Shelters have a reputation, supported by internal government audits, for sometimes crowded, unsafe, and unsanitary conditions. And homeless advocates argue that conventional shelters, like hotels, are band-aids on the problem of homelessness, not a path to long-term housing.
Charmel Lucas, 50, is a member of Picture the Homeless, an organization run mainly by homeless people that advocates for housing and civil rights. Homeless since Hurricane Sandy in 2012, Lucas has stayed in a number of hotels during that time. While the Holiday Inn where she is currently staying in Manhattan is comfortable, with a king-sized bed for her and her partner, and a TV in the room, another location where she stayed had no windows. “That was a real nightmare,” she said in a phone interview. “I try to forget about it.”

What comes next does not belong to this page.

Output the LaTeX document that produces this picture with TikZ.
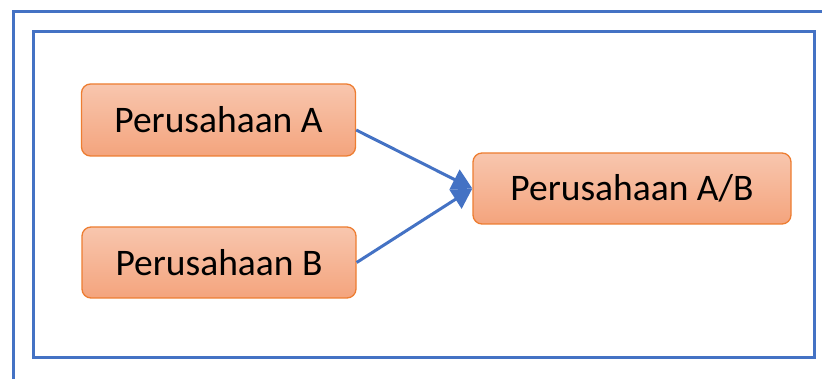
\documentclass[tikz,border=0pt]{standalone}
\usepackage{fontspec}
\setmainfont{Carlito}
\usetikzlibrary{arrows.meta}
\definecolor{frameblue}{HTML}{4472C4}
\definecolor{boxedge}{HTML}{ED7D31}
\definecolor{boxtop}{HTML}{F8C6AE}
\definecolor{boxbot}{HTML}{F4A47D}
\tikzset{
  company/.style={draw=boxedge, line width=1.3pt, rounded corners=9pt,
    top color=boxtop, bottom color=boxbot, inner sep=0pt,
    font=\fontsize{37.5}{45}\selectfont, text=black},
  link/.style={draw=frameblue, line width=3pt,
    -{Triangle[length=20pt,width=22pt]}, shorten >=0pt}
}
\begin{document}
\begin{tikzpicture}[x=1pt,y=-1pt]
\useasboundingbox (0,0) rectangle (822,379);
\draw[frameblue, line width=3pt] (13,395) -- (13,11.5) -- (840,11.5);
\draw[frameblue, line width=3pt] (33,31.5) rectangle (814,357.5);
\node[company, minimum width=274pt, minimum height=72pt] (A) at (218.5,120) {Perusahaan A};
\node[company, minimum width=274pt, minimum height=71pt] (B) at (219,262.5) {Perusahaan B};
\node[company, minimum width=318pt, minimum height=71pt] (AB) at (632,188.5) {Perusahaan A/B};
\draw[link] ([yshift=-10pt]A.east) -- (AB.west);
\draw[link] (B.east) -- (AB.west);
\end{tikzpicture}
\end{document}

She appreciates the accommodation, but expressed frustration that it is getting her no closer to stability. “They spent $100,000 on us to stay in a 5-star hotel downtown,” she said, but that money could have been put towards housing, towards “getting our lives back together”. She and her partner have filled out the forms necessary to get into more permanent housing; right now, they just have to wait.
At the Super 8 in Gowanus, most people are in that same boat. On a recent Sunday afternoon, Valerio, 71, was walking down President Street, around the corner from the hotel, dressed in a white shirt and white baseball cap. He’s been staying at the hotel for 9 months now. Like Frank and Charmel, Valerio is waiting for an apartment. He’s filled out the paperwork and hopes something will come through. Originally from the Dominican Republic, Valerio walks with a cane and, like Frank, no longer works due to an injury. Speaking in Spanish, he says the hotel is a good place to stay, and he likes the neighborhood. “Es tranquilo”, he says – It’s peaceful.
A delivery truck pulls into the little alley parking area behind the hotel. Two workers start unloading boxes and milk crates onto a dolly, and wheel it into the front entrance. The sky is darkening, and the hotel’s lights are on. Valerio smiles and heads inside for dinner. The Super 8 may not be a home, but for now, it’s a place to come back to.